OK I found the bike on bikepedia.com...it's a 2001: http://www.bikepedia.com/QuickBike/BikeSpecs.aspx?Year=2001&Brand=Giant&Model=OCR+2

They list the headset as a "1" threadless cane creek zs integrated"

How is that threadless? It's got a giant nut on it. I'm going to have to pull it apart and figure it out. The stem looks to be the stock one also, from the one picture on bikepedia...forks are not stock though. If it's a threadless headset, I'm going to be bummed that they cut the steerer tube that short to accept the weird adjustable stem... I'd much rather have a pinch-bolt style stem on there...but I'll take what I can get.


----------



## mtbxplorer (Dec 25, 2009)

Did you buy it from one of these guys that was having trouble with their Giant OCR headsets? Might be something relevant for you...

http://www.bikeforums.net/archive/index.php/t-341318.html

http://www.cyclingforums.com/forum/thread/282436/victory-of-sorts


----------



## CommuterBoy (Oct 4, 2007)

^^ Thanks, there is some good info there...looks like there might be a cane creek bit that will allow me to use a standard headset... gonna email cane creek and see if they've got any advice.


----------



## ubernerd (Mar 22, 2010)

You might also try looking at the bearings carefully for a part number when you pull it apart. I had a headset problem with my wife's bike that turned out to have some bizarre integrated headset that you couldn't get any more. But, the bearings were a sealed set and had a part number stamped in the top. A quick net search on the number turned up a dealer for the bearings alone. It was a non-bike related place, but a lot of companies don't use purpose built parts for their off-standard solutions.

Good luck!


----------



## BrianMc (Jan 5, 2010)

It looks like they may have threaded the top of a threadless steerer to fit a compression nut with nylon sleeve to seal water out of a joint between a normal 7/8" adjustable quill stem normally meant for 1" threaded steerers where the adjustment nut has the nylon seal. That would make for a stronger 1" steerer than a fully threaded one as it would have no threads in the bearing thrust area (walls get very thin in the thread bottoms and are stress risers). Never seen one before. The stem looks like a Kalloy adjustable with a fair reach on it. I assume there is an Allen head bolt in the shiny patch in the pic that appears to be a recess on the top of it. 

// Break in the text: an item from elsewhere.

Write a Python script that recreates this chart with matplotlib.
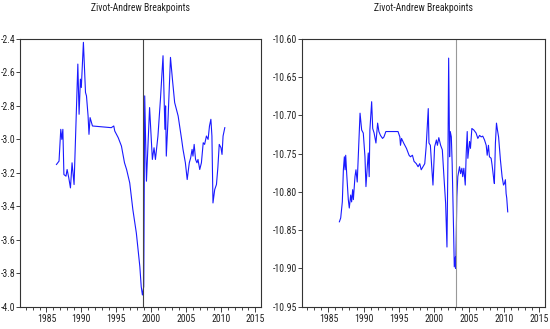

Good luck and keep us posted.


----------



## Normbilt (Jan 17, 2004)

call these guys 
http://canecreek.com/contact


----------



## CommuterBoy (Oct 4, 2007)

OK, after some not-so-delicate work with the WD-40, a big wrench, and a rubber mallet, I have reached the point of no return. This sucker was stuck. Glad the frame is aluminum... rust on all the steel bits in there. 

Behold, a 1" threaded fork...made in the 21st century and out of carbon fiber, no less. Who knew? Bikepedia was wrong in their description... obviously not a 'zero stack threadless'...although I can see why they'd mess it up... zero stack and threaded steerers just don't go together... different decades. 

Exibit B... a traditional quill situation on the bottom of that funky adjustable stem (which has the Giant brand on it, by the way... they must have thought they were on to something...apparently it didn't 'take'. 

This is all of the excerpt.